Technological advances in artificial intelligence are happening every day. Pair that with the proliferation of text messaging, social online messaging apps, and inter-office communication moving toward message/chat type resources over more traditional email, and you start to see the face of communication in a day-to-day environment changing. Using a chatbot as a business strategy can keep you more connected with the world and the way that it communicates more and more each day.


What is a chatbot? In layman’s terms, it is a piece of software that you chat with to get information, perform tasks, or to be entertained. In the bigger picture, you can see chatbots replacing many of the phone apps, websites, and computer programs you use every day. You can ask your phone what the weather is, instead of looking it up online or reading it in the paper. A chatbot might text you to tell you that your flight is delayed. You can use it as a personal assistant, setting calendar reminders or reordering printer paper on your behalf.


Chatbots are not a new technology, but they are rapidly advancing, thanks to Artificial Intelligence (AI) tech. This allows companies to make chatbots smarter and more adaptive to human speech. For someone in a mid-market business or smaller, this sort of business strategy might seem like it’s the realm of major corporations, but chatbots are actually very accessible to even small start-ups. Only now are brands starting to really look at the business uses of a chatbot.


They are simple to use on both ends, they do not need to be downloaded, meaning no extra work on the end of the customer. They bring you lots and lots of data, which is extremely valuable. They keep you in contact with your clientele cheaply. There are a lot of upsides to implementation!

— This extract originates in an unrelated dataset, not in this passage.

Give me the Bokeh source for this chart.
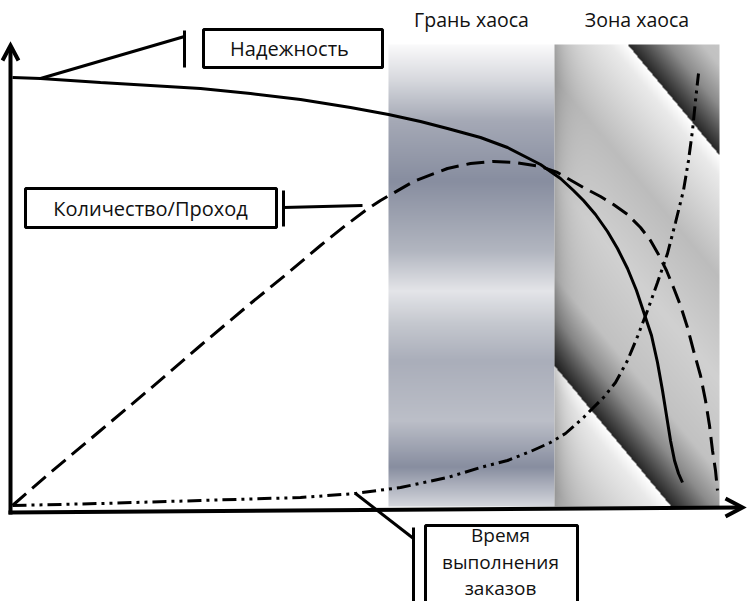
import numpy as np
from bokeh.plotting import figure
from bokeh.models import Range1d
from bokeh.embed import file_html
from bokeh.resources import INLINE
from bokeh.core.properties import value

# ---- data (conceptual units: x = load, y = level) ----
# Надежность (solid)
rel_x = [2, 30, 90, 140, 190, 240, 290, 340, 378, 410, 437, 470, 497, 530, 550, 563,
         573, 585, 597, 607, 617, 626, 634, 641, 647, 652, 656, 660, 664, 668, 672]
rel_y = [433, 432, 428, 425, 422, 417, 411, 403, 396, 389, 382, 373, 363, 346, 332, 320,
         310, 296, 279, 262, 242, 220, 196, 175, 148, 120, 95, 70, 50, 37, 28]
# Количество/Проход (dashed)
thr_x = [2, 40, 90, 140, 190, 240, 278, 310, 335, 355, 370, 403, 437, 460, 483, 505,
         530, 547, 573, 590, 603, 617, 630, 640, 648, 656, 663, 670, 677, 683, 690,
         695, 699, 702, 705, 707]
thr_y = [5, 38, 80, 122, 165, 207, 238, 265, 285, 300, 310, 329, 342, 347, 349, 348,
         344, 338, 323, 314, 306, 296, 283, 270, 256, 240, 223, 205, 183, 160, 135,
         110, 85, 60, 40, 20]
# Время выполнения заказов (dash-dot)
lt_x = [2, 90, 190, 290, 345, 390, 437, 470, 497, 520, 540, 555, 573, 593, 605, 617,
        627, 637, 647, 657, 665, 673, 678, 682, 685, 688]
lt_y = [5, 7, 10, 13, 17, 23, 33, 43, 50, 59, 68, 77, 93, 113, 128, 150,
        174, 200, 228, 257, 288, 320, 350, 380, 410, 437]

zone_labels = ["Грань хаоса", "Зона хаоса"]
zone_left = [378, 544]
zone_right = [544, 709]
zone_bottom = 4
zone_top = 466

W, H = 749, 601
p = figure(width=W, height=H, x_range=Range1d(-10, 739), y_range=Range1d(-91, 510),
           output_backend="svg", toolbar_location=None, min_border=0,
           x_axis_type=None, y_axis_type=None)
p.grid.visible = False
p.outline_line_color = None
p.background_fill_color = "white"
p.border_fill_color = "white"

# ---- zone 1 background: vertical banded gradient ----
w1 = zone_right[0] - zone_left[0]
h1 = zone_top - zone_bottom
stops_y = np.array([0, 36, 76, 136, 206, 246, 280, 316, 376, 422, 462])  # from top
stops_c = np.array([
    [250, 250, 251], [214, 216, 221], [165, 169, 182], [136, 142, 160], [178, 182, 192],
    [228, 229, 233], [196, 199, 206], [170, 174, 186], [188, 191, 200], [136, 142, 160],
    [214, 216, 222]])
ys = np.arange(h1)[::-1]  # row 0 is bottom
img1 = np.zeros((h1, w1), dtype=np.uint32)
v1 = img1.view(dtype=np.uint8).reshape((h1, w1, 4))
for ch in range(3):
    col = np.interp(ys, stops_y, stops_c[:, ch])
    v1[:, :, ch] = col[:, None].astype(np.uint8)
v1[:, :, 3] = 255
p.image_rgba(image=[img1], x=zone_left[0], y=zone_bottom, dw=w1, dh=h1)

# ---- zone 2 background: diagonal sawtooth bands ----
w2 = zone_right[1] - zone_left[1]
px = np.arange(w2)[None, :] + zone_left[1] + 10.0
py = 510.0 - (np.arange(h1)[:, None] + zone_bottom)
t = -0.77 * px + 0.64 * py
phi = np.mod((t + 454.0) / 262.0, 1.0)
prof_p = [0.0, 0.05, 0.3, 0.55, 0.78, 0.88, 0.96, 1.0]
prof_v = [1.0, 0.92, 0.74, 0.82, 0.76, 0.55, 0.28, 0.15]
val = np.interp(phi, prof_p, prof_v)
val = val * (1 - 0.2 * np.exp(-(px - (zone_left[1] + 10)) / 12.0))
g = np.clip(val * 255, 0, 255).astype(np.uint8)
img2 = np.zeros((h1, w2), dtype=np.uint32)
v2 = img2.view(dtype=np.uint8).reshape((h1, w2, 4))
v2[:, :, 0] = g
v2[:, :, 1] = g
v2[:, :, 2] = g
v2[:, :, 3] = 255
p.image_rgba(image=[img2], x=zone_left[1], y=zone_bottom, dw=w2, dh=h1)

FONT = value("Open Sans")
p.text(x=[(l + r) / 2 for l, r in zip(zone_left, zone_right)], y=[491, 491], text=zone_labels,
       text_align="center", text_baseline="middle", text_font=FONT,
       text_font_size=value("19.5px"), text_color="#111111")

# ---- axes with open arrowheads ----
p.line([0, 0], [-4, 463], line_color="black", line_width=4)
p.line([-8, 0, 8], [450, 465, 450], line_color="black", line_width=4, line_join="miter")
p.line([-2, 730], [-2, 3], line_color="black", line_width=4)
p.line([715, 732, 715], [12, 3, -6], line_color="black", line_width=4, line_join="miter")

# ---- curves ----
p.line(rel_x, rel_y, line_color="black", line_width=3)
p.line(thr_x, thr_y, line_color="black", line_width=3, line_dash="18 8")
p.line(lt_x, lt_y, line_color="black", line_width=3, line_dash="14 5 3 5 3 5")

# ---- callouts ----
box_left = [193, 15, 415]
box_right = [372, 266, 567]
box_top = [481, 322, -15]
box_bottom = [443, 283, -110]
p.quad(left=box_left, right=box_right, top=box_top, bottom=box_bottom,
       fill_color="white", line_color="black", line_width=3)

# leaders
p.line([30, 174], [432, 474], line_color="black", line_width=3)
p.line([174, 174], [480, 443], line_color="black", line_width=3)
p.line([273, 352], [303, 305], line_color="black", line_width=3)
p.line([273, 273], [320, 284], line_color="black", line_width=3)
p.line([345, 403], [17, -28], line_color="black", line_width=3)
p.line([403, 403], [-17, -100], line_color="black", line_width=3)

p.text(x=[279, 140], y=[462, 302], text=["Надежность", "Количество/Проход"],
       text_align="center", text_baseline="middle", text_font=FONT,
       text_font_size=value("20px"), text_color="#111111")
p.text(x=[490, 490, 490], y=[-24, -51, -77], text=["Время", "выполнения", "заказов"],
       text_align="center", text_baseline="middle", text_font=FONT,
       text_font_size=value("19px"), text_color="#111111")

open("out.html", "w").write(file_html(p, INLINE))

Here are just a few ways -out of hundreds- that you might be able to use a chatbot in your business:


  1. Be a resource for customers. (I.E. remember that weather app that was replaced by a chatbot?) Just because the Weather Channel has a TV station, a website, and a smartphone app, doesn’t mean it can’t have a chatbot. All this bot needs is to remember a consumer’s location, and it can pull that information to answer specific weather questions at a moment’s notice.
  2. Drive sales. There are chatbots out there that can turn a text message into a pickup order at a local restaurant. Siri can purchase music, movies, or television from your phone or AppleTV with a simple “Siri, buy Season 1 of The Wire.” The easier it is for consumers to purchase from you, the more likely it is that they will!
  3. Cut down on customer service costs. As a first point of contact for customers with questions, a chatbot can often resolve simple, common questions or concerns without the need for human support. Your most frequently-asked-questions loaded into a chatbot can save the time and money of your staff answering those same questions. And if the consumer needs more help, a chatbot can often act like a phone directory, pointing them in the right place for their query.